Monday, March 10, 2008

Who was the leak in Goodale’s department?

All of Ottawa appears to have "leak-fever." Last week it was Conservative leaks. This week, it's new revelations about old Liberal leaks.

Everyone remembers where they were when they heard that the RCMP was investigating the Liberal Government during the 2005 election. The sudden spike in trading that preceded then-finance minister Ralph Goodale’s announcement that there would be no change to the taxation of income trusts led market watchers to speculate on a leak from inside.

But Goodale flatly denied that his department bungled the hasty pre-election press conference. “There was no leak,” he implored.

And Goodale appeared to have been partially vindicated when a Finance department official was charged, not for leaking, but for allegedly using the information to enrich himself.

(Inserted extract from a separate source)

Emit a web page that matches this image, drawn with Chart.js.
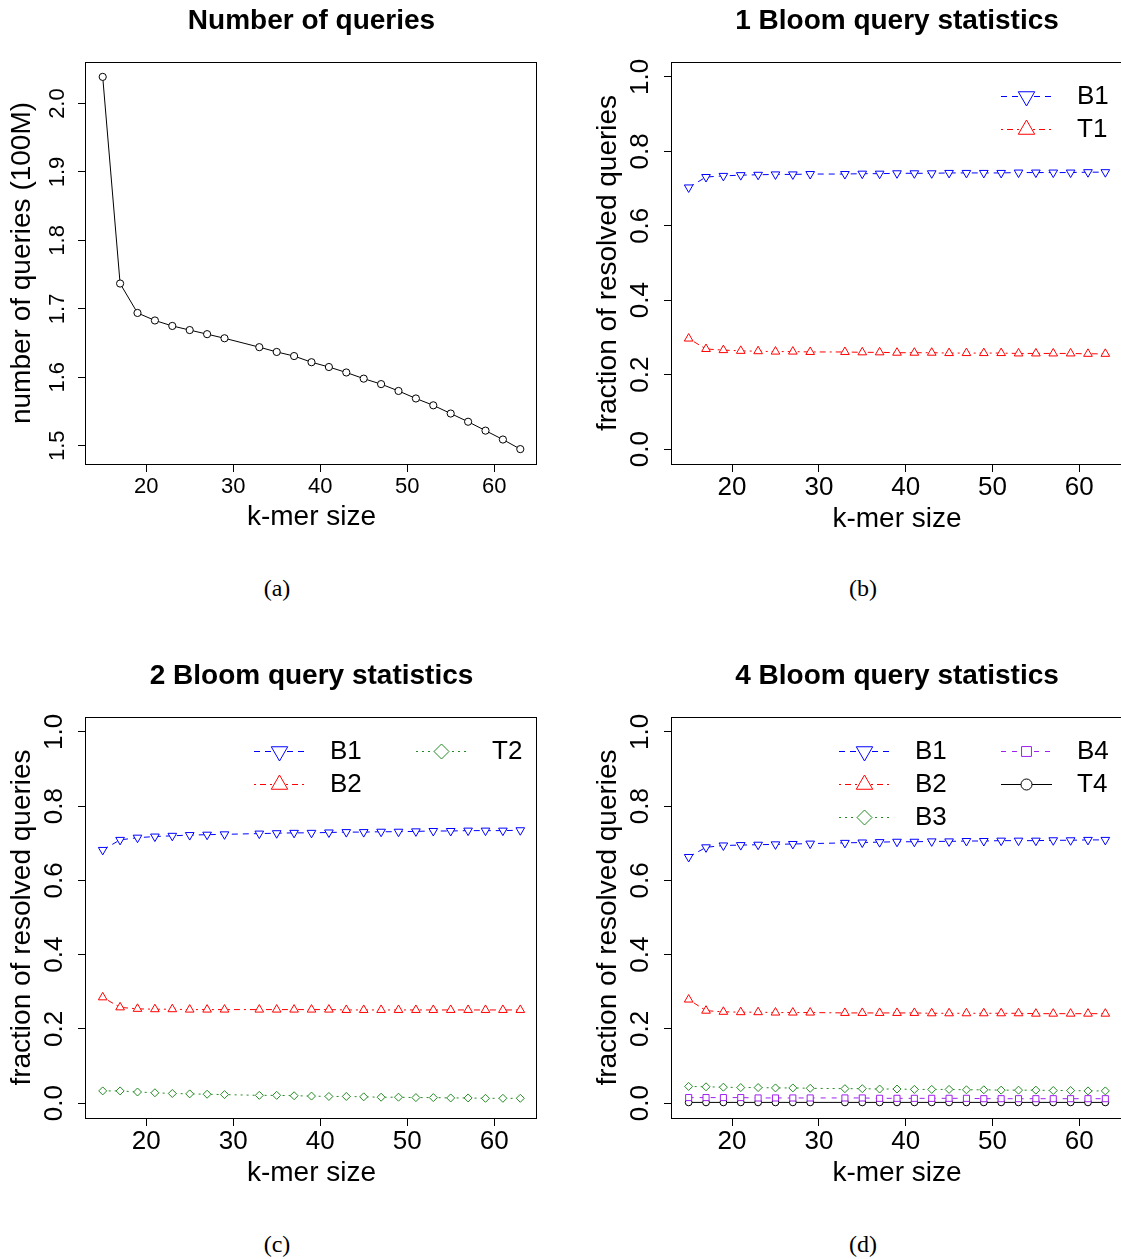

But today we learn that the RCMP was ready to charge another civil servant or Liberal political staffer as the leaker -- but were unable to lay charges because of a court ruling affecting the Security of Information Act.

So who had the Mounties fingered?

Some have speculated that it may have been Liberal MP Scott Brision who was found-out for his boastful email to a Bay Street buddy.

The Globe and Mail's revelation puts the whole scandal back on the table. A prospect Liberals may perversely welcome -- as being forced to answer for their past indiscretions at least spares them from having to explain why they are hell-bent on helping Harper today.